The command interpreter evolved from being able to interpret simple commands such as R100 – meaning set the red PWM channel to a value of 100, to being able to interpret longer strings with more arguments such a B,5,100,200,50 – which would set the Brightness on slave board 5 of the RGB channels respectively to 100,200 and 50.

Once the basic framework of the command interpreter is in place, additional commands and their associated action routines are easily added.

Tying it all together with Pachube.

Once there is a mechanism for controlling the hardware with simple comma separated commands it is a relatively simple step to implement web based control. The idea is to use the CSV feed format supported by Pachube to act as a repository of serial commands, such that they can be issued to any web connected sensor network that has subscription rights to that particular Pachube feed.

The principle of command will follow a publisher-subscriber relartionship using the Pachube feed to act as a message broking intermediary. Using the RGB multicolour LED example above, if the command B,5,100,200,50 is PUT up onto a Pachube feed, then any device which has the necessary API-Key authoriasation, can perform a GET operation on that feed, and receive the B,5,100,200,50 command string. This would be buffered by the ethernet enabled master device and re-transmitted through its serial port, where it would be received by slave number 5 and acted upon.

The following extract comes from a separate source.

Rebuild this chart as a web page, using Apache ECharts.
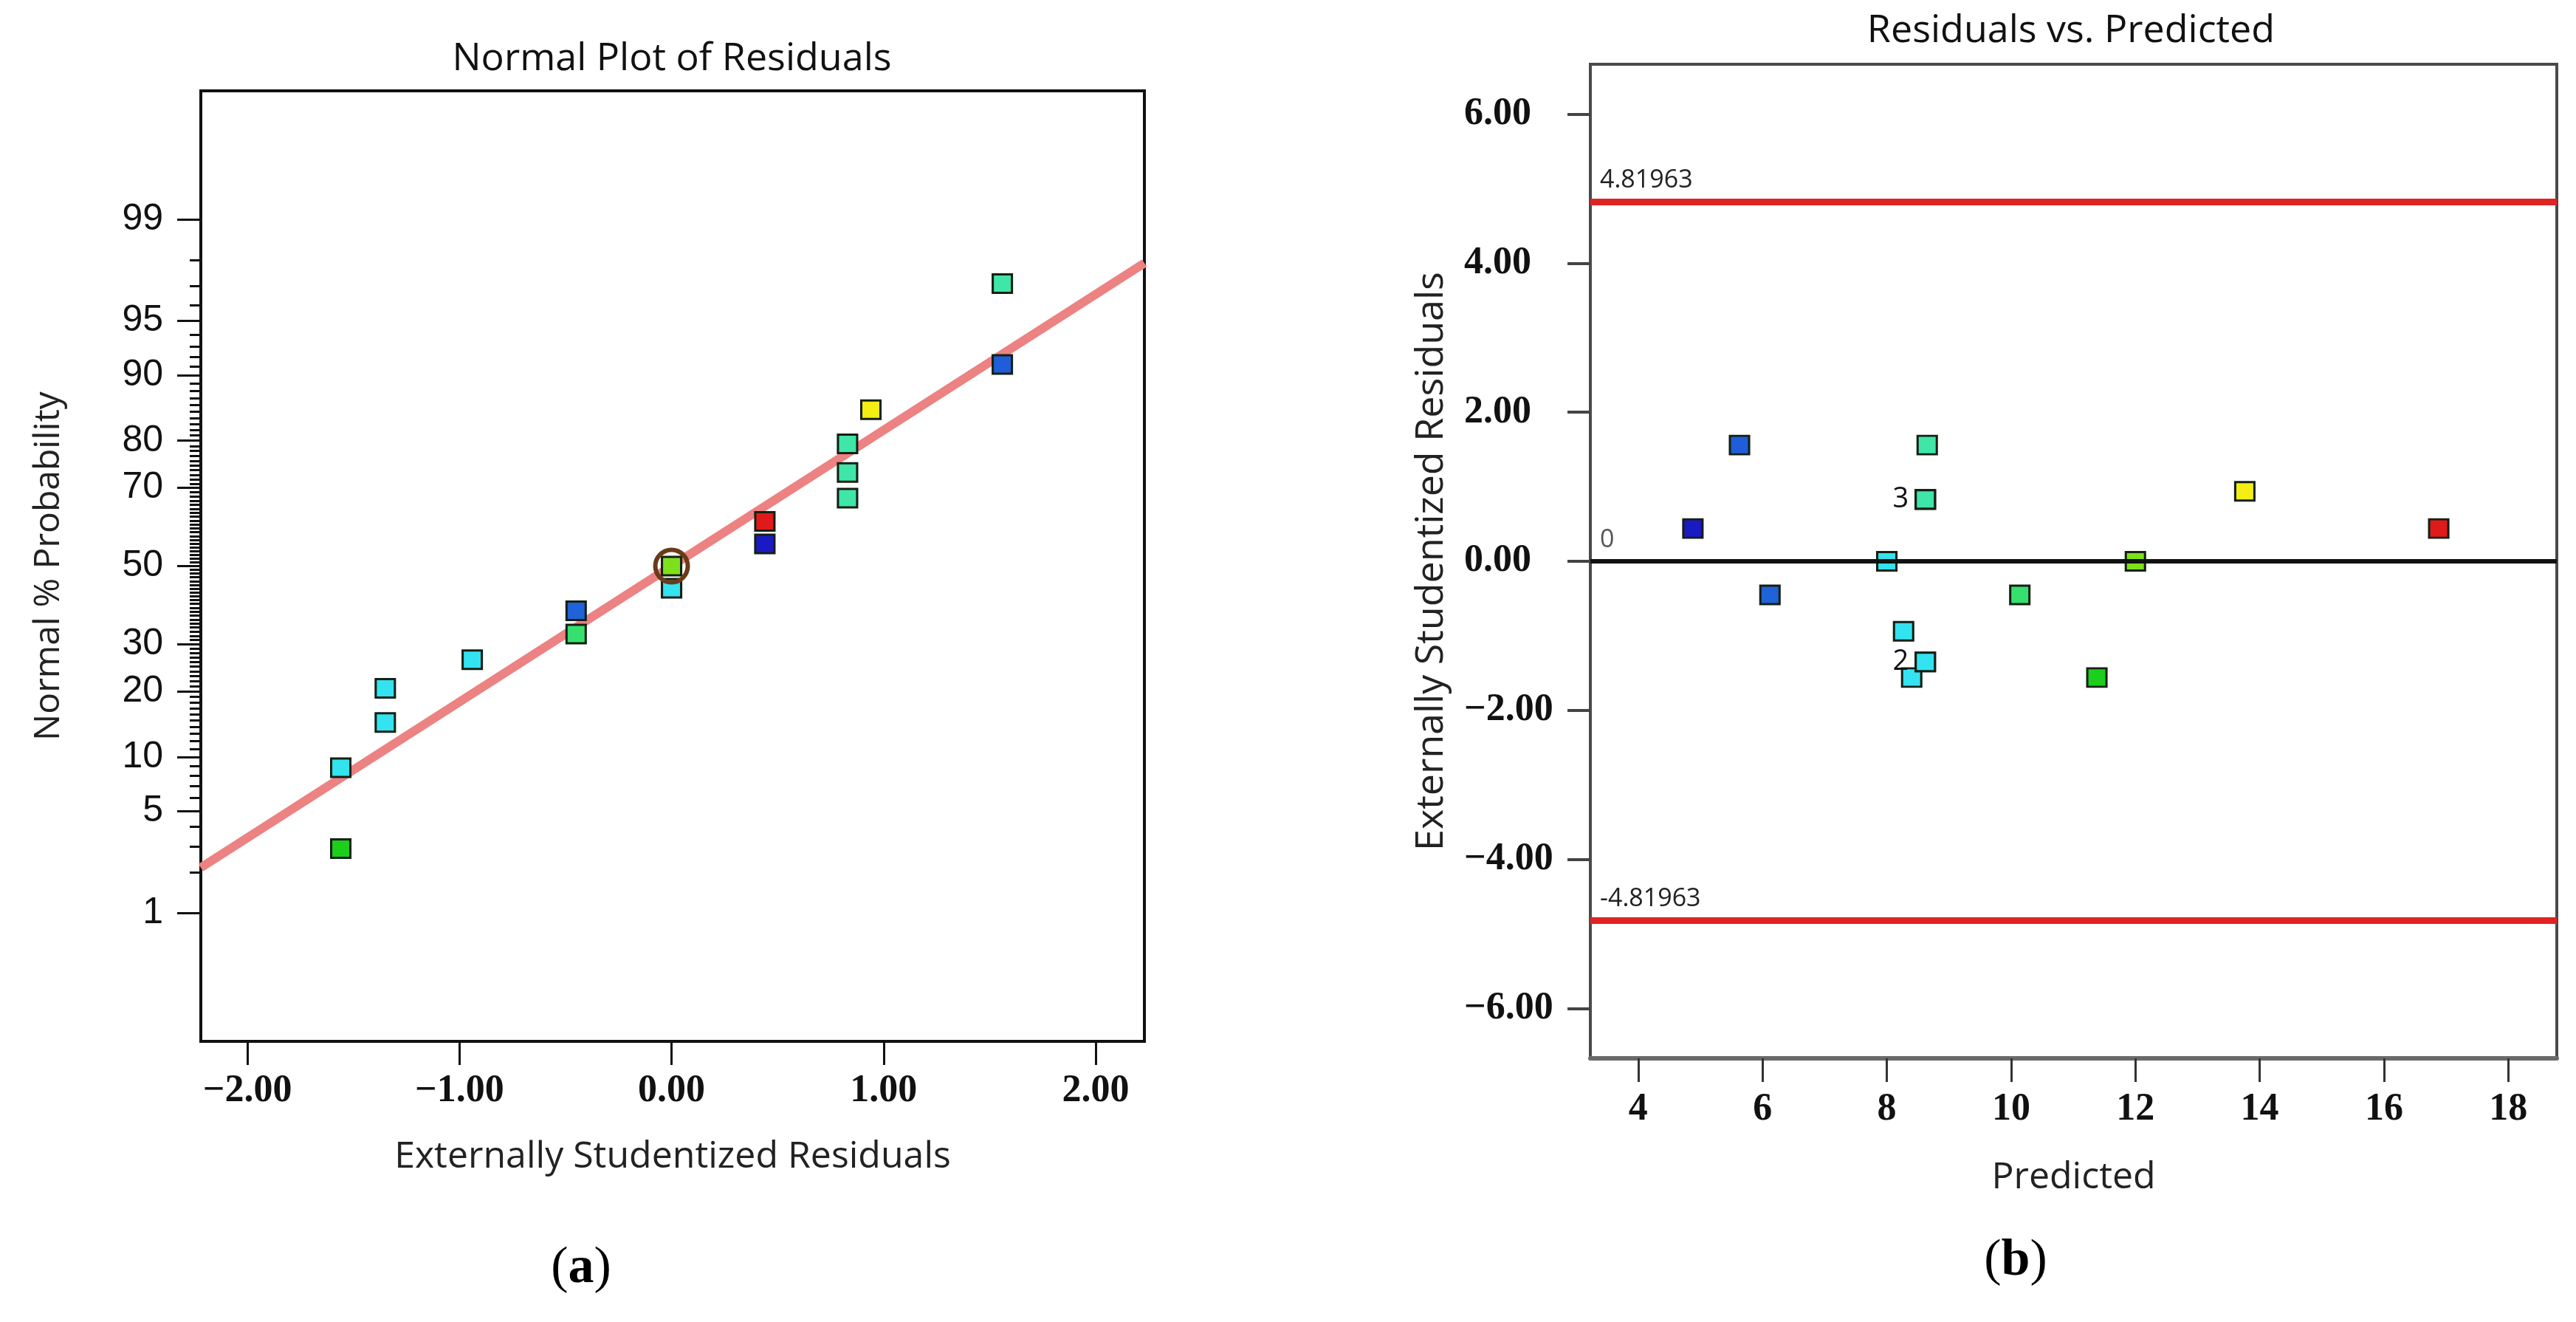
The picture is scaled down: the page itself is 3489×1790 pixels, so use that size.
<!DOCTYPE html>
<html>
<head>
<meta charset="utf-8">
<script src="https://cdn.jsdelivr.net/npm/echarts@6/dist/echarts.min.js"></script>
<style>
  html, body { margin: 0; padding: 0; background: #fff; }
  #chart { width: 3489px; height: 1790px; }
</style>
</head>
<body>
<div id="chart"></div>
<script>
// 17 runs, ordered by rank in the normal plot
var residuals = [-1.56, -1.56, -1.35, -1.35, -0.94, -0.45, -0.45, 0.00, 0.00, 0.44, 0.44, 0.83, 0.83, 0.83, 0.94, 1.56, 1.56];
var normalPct = [2.9, 8.8, 14.7, 20.6, 26.5, 32.4, 38.2, 44.1, 50.0, 55.9, 61.8, 67.6, 73.5, 79.4, 85.3, 91.2, 97.1];
var predicted = [11.38, 8.40, 8.62, 8.62, 8.27, 10.14, 6.12, 8.00, 12.00, 4.88, 16.88, 8.62, 8.62, 8.62, 13.76, 5.63, 8.65];
var overlapCount = ["", "", "", "2", "", "", "", "", "", "", "", "", "", "3", "", "", ""];
var pointColors = ["#1ccf1c", "#33e3f0", "#33e3f0", "#33e3f0", "#33e3f0", "#36e06c", "#2062d8", "#33e3f0", "#7ee01a",
                   "#1a1ac4", "#e01a1a", "#3fe6a8", "#3fe6a8", "#3fe6a8", "#f4ee12", "#1f5ed8", "#3fe6a8"];
var selectedRun = 8;

// fitted normal line, read at the box edges
var fitResid = [-2.22, 2.23];
var fitPct = [2.15, 97.9];

var probTicks = [1, 5, 10, 20, 30, 50, 70, 80, 90, 95, 99];
var residTicks = [-2, -1, 0, 1, 2];
var predTicks = [4, 6, 8, 10, 12, 14, 16, 18];
var studTicks = [-6, -4, -2, 0, 2, 4, 6];
var limitUpper = 4.81963;
var limitLower = -4.81963;

// inverse normal CDF (Acklam), the probability axis is linear in z
function probit(pct) {
  var p = pct / 100;
  var a = [-39.69683028665376, 220.9460984245205, -275.9285104469687, 138.3577518672690, -30.66479806614716, 2.506628277459239];
  var b = [-54.47609879822406, 161.5858368580409, -155.6989798598866, 66.80131188771972, -13.28068155288572];
  var c = [-0.007784894002430293, -0.3223964580411365, -2.400758277161838, -2.549732539343734, 4.374664141464968, 2.938163982698783];
  var d = [0.007784695709041462, 0.3224671290700398, 2.445134137142996, 3.754408661907416];
  var q, r;
  if (p < 0.02425) {
    q = Math.sqrt(-2 * Math.log(p));
    return (((((c[0]*q+c[1])*q+c[2])*q+c[3])*q+c[4])*q+c[5]) / ((((d[0]*q+d[1])*q+d[2])*q+d[3])*q+1);
  }
  if (p > 1 - 0.02425) {
    q = Math.sqrt(-2 * Math.log(1 - p));
    return -(((((c[0]*q+c[1])*q+c[2])*q+c[3])*q+c[4])*q+c[5]) / ((((d[0]*q+d[1])*q+d[2])*q+d[3])*q+1);
  }
  q = p - 0.5; r = q * q;
  return (((((a[0]*r+a[1])*r+a[2])*r+a[3])*r+a[4])*r+a[5])*q / (((((b[0]*r+b[1])*r+b[2])*r+b[3])*r+b[4])*r+1);
}

var probTickZ = probTicks.map(probit);
var probMinorZ = [];
for (var k = 1; k <= 99; k++) probMinorZ.push(probit(k));

function probLabel(v) {
  var best = 0;
  for (var i = 1; i < probTickZ.length; i++) {
    if (Math.abs(probTickZ[i] - v) < Math.abs(probTickZ[best] - v)) best = i;
  }
  return String(probTicks[best]);
}
function signed(v) {
  var s = Math.abs(v).toFixed(2);
  return v < 0 ? "\u2212" + s : s;
}

var NARROW = "'Liberation Sans Narrow', 'Liberation Sans', sans-serif";
var UI = "'Open Sans', sans-serif";
var SERIF = "'Liberation Serif', serif";

var normalData = residuals.map(function (r, i) { return [r, probit(normalPct[i])]; });
var rvpData = predicted.map(function (p, i) { return [p, residuals[i]]; });

var option = {
  backgroundColor: "#fff",
  animation: false,
  grid: [
    { left: 272, top: 123, width: 1278, height: 1287, show: true, borderColor: "#111", borderWidth: 4,
      backgroundColor: "transparent", outerBoundsMode: "none" },
    { left: 2154, top: 87, width: 1309, height: 1346, show: true, borderColor: "#4a4a4a", borderWidth: 4,
      backgroundColor: "transparent", outerBoundsMode: "none" }
  ],
  xAxis: [
    { gridIndex: 0, type: "value", min: -2.22, max: 2.23,
      axisLine: { show: true, onZero: false, lineStyle: { color: "#111", width: 4 } },
      axisTick: { show: true, customValues: residTicks, length: 32, lineStyle: { color: "#111", width: 3 } },
      axisLabel: { customValues: residTicks, formatter: signed, margin: 42, fontSize: 52, fontWeight: "bold", fontFamily: SERIF, color: "#111" },
      splitLine: { show: false },
      name: "Externally Studentized Residuals", nameLocation: "middle", nameGap: 132,
      nameTextStyle: { fontSize: 50, fontFamily: UI, color: "#222" } },
    { gridIndex: 1, type: "value", min: 3.23, max: 18.78,
      axisLine: { show: true, onZero: false, lineStyle: { color: "#6a6a6a", width: 6 } },
      axisTick: { show: true, customValues: predTicks, length: 32, lineStyle: { color: "#333", width: 3 } },
      axisLabel: { customValues: predTicks, margin: 44, fontSize: 52, fontWeight: "bold", fontFamily: SERIF, color: "#111" },
      splitLine: { show: false },
      name: "Predicted", nameLocation: "middle", nameGap: 137,
      nameTextStyle: { fontSize: 50, fontFamily: UI, color: "#222" } }
  ],
  yAxis: [
    { gridIndex: 0, type: "value", position: "left", min: -3.19, max: 3.19,
      axisLine: { show: true, onZero: false, lineStyle: { color: "#111", width: 4 } },
      axisTick: { show: true, customValues: probTickZ, length: 32, lineStyle: { color: "#111", width: 3 } },
      axisLabel: { customValues: probTickZ, formatter: probLabel, margin: 51, fontSize: 50, fontFamily: NARROW, color: "#111" },
      splitLine: { show: false },
      name: "Normal % Probability", nameLocation: "middle", nameGap: 182,
      nameTextStyle: { fontSize: 48, fontFamily: UI, color: "#222" } },
    { gridIndex: 0, type: "value", position: "left", min: -3.19, max: 3.19,
      axisLine: { show: false, onZero: false },
      axisTick: { show: true, customValues: probMinorZ, length: 15, lineStyle: { color: "#111", width: 3 } },
      axisLabel: { show: false },
      splitLine: { show: false } },
    { gridIndex: 1, type: "value", position: "left", min: -6.67, max: 6.67,
      axisLine: { show: true, onZero: false, lineStyle: { color: "#4a4a4a", width: 4 } },
      axisTick: { show: true, customValues: studTicks, length: 31, lineStyle: { color: "#444", width: 4 } },
      axisLabel: { customValues: studTicks, formatter: signed, align: "left", margin: 171,
                   fontSize: 52, fontWeight: "bold", fontFamily: SERIF, color: "#111" },
      splitLine: { show: false },
      name: "Externally Studentized Residuals", nameLocation: "middle", nameGap: 189,
      nameTextStyle: { fontSize: 52, fontFamily: UI, color: "#222" } }
  ],
  series: [
    { type: "line", xAxisIndex: 0, yAxisIndex: 0, z: 1, symbol: "none", silent: true,
      data: [[fitResid[0], probit(fitPct[0])], [fitResid[1], probit(fitPct[1])]],
      lineStyle: { color: "#ec8282", width: 12 } },
    { type: "scatter", xAxisIndex: 0, yAxisIndex: 0, z: 3, symbol: "rect", symbolSize: [26, 25],
      data: normalData,
      itemStyle: { color: function (p) { return pointColors[p.dataIndex]; }, borderColor: "#142014", borderWidth: 3, opacity: 1 } },
    { type: "scatter", xAxisIndex: 0, yAxisIndex: 0, z: 4, symbol: "circle", symbolSize: 44, silent: true,
      data: [normalData[selectedRun]],
      itemStyle: { color: "transparent", borderColor: "#6b3b18", borderWidth: 6, opacity: 1 } },
    { type: "scatter", xAxisIndex: 1, yAxisIndex: 2, z: 3, symbol: "rect", symbolSize: [26, 25],
      data: rvpData,
      itemStyle: { color: function (p) { return pointColors[p.dataIndex]; }, borderColor: "#142014", borderWidth: 3, opacity: 1 },
      label: { show: true, position: "left", distance: 8, fontSize: 38, fontFamily: UI, color: "#111",
               formatter: function (p) { return overlapCount[p.dataIndex]; } },
      markLine: {
        silent: true, symbol: "none", animation: false,
        label: { position: "insideStartTop", distance: [13, 12], fontSize: 34, fontFamily: UI, color: "#222" },
        data: [
          { yAxis: limitUpper, lineStyle: { color: "#e02323", width: 9, type: "solid" }, label: { formatter: "4.81963" } },
          { yAxis: limitLower, lineStyle: { color: "#e02323", width: 9, type: "solid" }, label: { formatter: "-4.81963" } },
          { yAxis: 0, lineStyle: { color: "#111", width: 6, type: "solid" }, label: { formatter: "0", color: "#555" } }
        ]
      } }
  ],
  graphic: [
    { type: "text", style: { x: 910, y: 80, text: "Normal Plot of Residuals", textAlign: "center",
      textVerticalAlign: "middle", fontSize: 52, fontFamily: UI, fill: "#111" } },
    { type: "text", style: { x: 2805, y: 42, text: "Residuals vs. Predicted", textAlign: "center",
      textVerticalAlign: "middle", fontSize: 52, fontFamily: UI, fill: "#111" } },
    { type: "text", style: { x: 787, y: 1718, text: "{p|(}{b|a}{p|)}", textAlign: "center", textVerticalAlign: "middle",
      rich: { p: { fontSize: 70, fontFamily: SERIF, fill: "#000" }, b: { fontSize: 70, fontFamily: SERIF, fontWeight: "bold", fill: "#000" } } } },
    { type: "text", style: { x: 2730, y: 1708, text: "{p|(}{b|b}{p|)}", textAlign: "center", textVerticalAlign: "middle",
      rich: { p: { fontSize: 70, fontFamily: SERIF, fill: "#000" }, b: { fontSize: 70, fontFamily: SERIF, fontWeight: "bold", fill: "#000" } } } }
  ]
};

var chart = echarts.init(document.getElementById("chart"), null, { renderer: "canvas" });
chart.setOption(option);
</script>
</body>
</html>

Note that there is currently no error checking or correction on the local serial bus, and it is assumed that command packets are received without error or corruption. If the network distances are short (about 20m) and there is only one device transmitting at any one time, then the error rate should be fairly low. If better error detection and correction is needed, the serial packets could be further encoded using a protocol such as SNAP by High Tech Horizons.